Grand Rapids Chicks game
Clothes, of course, have always been one of woman’s great problems and it might seem so to the All American girl. However, with the exercising of good taste, the All American Girls Baseball League player can solve her problem in a tasteful manner and without great expense, without being encumbered with too great a wardrobe for the summer months. The accent, of course, is on neatness and feminine appeal. That is true of appearances on the playing field, on the street or in leisure moments. The uniforms adopted by the league have been designed for style and appeal, and there is a trememdous [sic] advantage to the girl and to the team which makes the best of its equipment. From the standpoint of team morale, there is a real “lift” noticeable in the smartly turned out and neatly arrayed aggregation. And from the public appeal standpoint, it is surprising how the crowd will respond to the team that appears on the field with a neatness and “snap” in its appearance. The smart looking teams invariably play smart ball and you can add to your own drawing power and crowd appeal by looking the part of a ball player on the field. Wear your cap and keep it securely in place, Keep your uniform as clean and neat as possible. Always secure your stockings so that they are smooth and neat and remain in place. Keep your shoes clean and shining. And see if you don’t feel better and play better ball.
Marg Callaghan sliding into home
Dick Bass with members of the Fort Wayne Daisies baseball team
IN PUBLIC PLACES. The All American girl should avoid behavior that would make her conspicuous in public. One of the cardinal rules is not to talk too loudly. She should avoid using other people’s names in a loud voice or making personal remarks that might be overheard by others. And there is nothing more vulgar than bragging about personal possessions, accomplishments or achievements. Do not use a loud voice, do not stare at people, do not knock into people and do not indulge in loud argument [sic] in public. In short, avoid attracting attention to yourself through poor manners.
Dottie Schroeder with a hit
SPORTSMANSHIP. Sportsmanship on the field and off is definitely aligned with etiquette. There is such a thing as wanting to win and fighting to win with all your heart and this is both commendable and desirable. It is another thing, however, to become known as a “poor loser” who cannot accept the inevitable defeats in good grace. When you play ball, play hard and play for all you are worth.
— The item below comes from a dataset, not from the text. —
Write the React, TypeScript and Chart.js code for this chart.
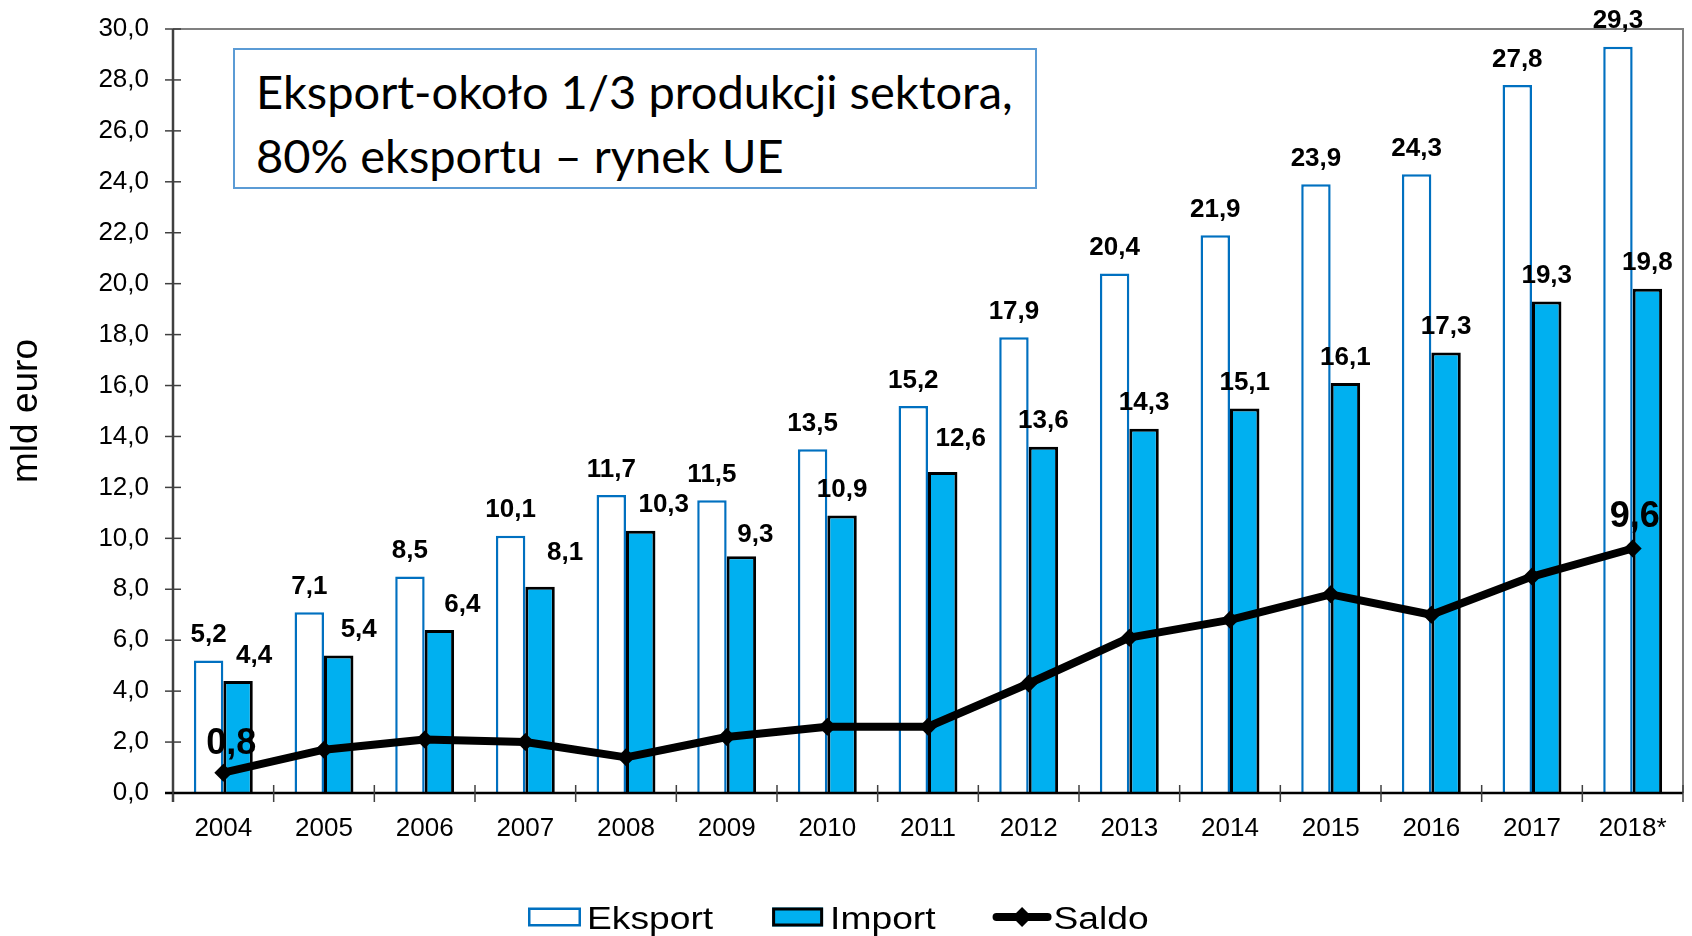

It is understandable, in the heat of excitement and the intense desire to win, that you may occasionally differ with a decision and impulse to protest violently is hard to control. The usually accepted pattern of a sportsman is the one who gives no expression or gesture of either chagrin or satisfaction and this is an admirable pattern. However, it is hard to control emotions completely and it is expected that a player might show dissatisfaction in the face of a bad “break” in the game and equal pleasure with a successful maneuver, Your pleasure at accomplishing a good play or winning a game, however, should not take on the appearance of gloating or bragging over your opponents. Win gracefully and modestly and lose gracefully too, if you can. Above all, avoid the show-off attitude in front of your opponents and the public. Be courteous and considerate in the event of unavoidable accidents or contacts on the field. Play the game hard and fair and you will earn the recognition and respect of teammates, opponents and public.
Dorothy Kamenshek stole 657 bases during her ten-year baseball career
THE BASEBALL FAN. There is an old saying that “The customer is always right.” This, in a sense, holds true of the baseball fan, who exercises the right to talk to you without knowing you, to shout at you from the stands and to voice his opinion, good or bad, of the play on the field. After all, he is your customer and he feels that you, as a player, and the team, belong to him. For the most part, the fans encountered in the All American Girls Baseball League are understanding and considerate. They are loyal to their home team and its players and it is not often that a player is subjected to even good natured verbal abuse for any shortcomings or failures. In other cities but your home town, you may expect the crowd to be good naturedly hostile to your cause. It is naturally pulling for the home town to win, Don’t let this attitude bother your play. Ball players who hear all the pointed shouts and remarks in the stands are said to have “rabbit ears”. Above all, don’t let the remarks of any fans arouse your own ire to the point where you make a scene or display poor sportsmanship. Fans who become seriously objectionable in language or actions are automatically taken care of by the management and the fans at All American Girls League games are the highest calibre [sic] attending any sport in America.
Jean Marlowe of Scranton, PA, pitching for the Chicago Colleens
The Rockford Peaches, ‘44
DEALING WITH THE PUBLIC, Because you are a ball player and a member of the team in your home town city, it is taken for granted that you will be popular and well known by sight. Both younger and older people will be interested in you and you will soon get over being surprised when strangers approach you and call you by your name. You may not know them and may never have seen them before but at the ball park, especially, you will know that they are fans who are interested in you or interested in the team. You will be asked for autographs and you will be asked questions about yourself and about the team. Be as friendly and gracious as you possibly can on these occasions. Your own personality represents your team and all of the girls in the All American League. Don’t be abrupt or rude to fans if you can possibly avoid it. Letting them feel that they know you, giving them a good impression through your speech and mannerisms, will help to make them regular and steady fans and will develop more “customers” for the league and greater success for you personally. Autograph “hounds” and other people can sometimes appear to be pests but these things must go with success and exposure to an admiring public. Do what you can to make them happy and if the situation becomes difficult at a busy time or when your presence is requested elsewhere, avoid it gracefully without hurting their feelings and promise that you will attend to them later or at some other time. Away from the park, if people approach you in a friendly manner, be polite and agreeable. On occasion, if any person should attempt to be over friendly or obnoxious, extricate yourself from the situation without being rude or abusive yourself. There is always a way in which a lady can politely avoid unwanted company or attention. If you conduct yourself as a lady at all times you will retain your own self respect and that of others.
Two unidentified players keeping up with appearances
1944 Rockford Peaches.
In a final summing up, be neat and presentable in your appearance and dress, be clean and wholesome in appearance, be polite and considerate in your daily contacts, avoid noisy, rough and raucous talk and actions and be in all respects a truly All American girl.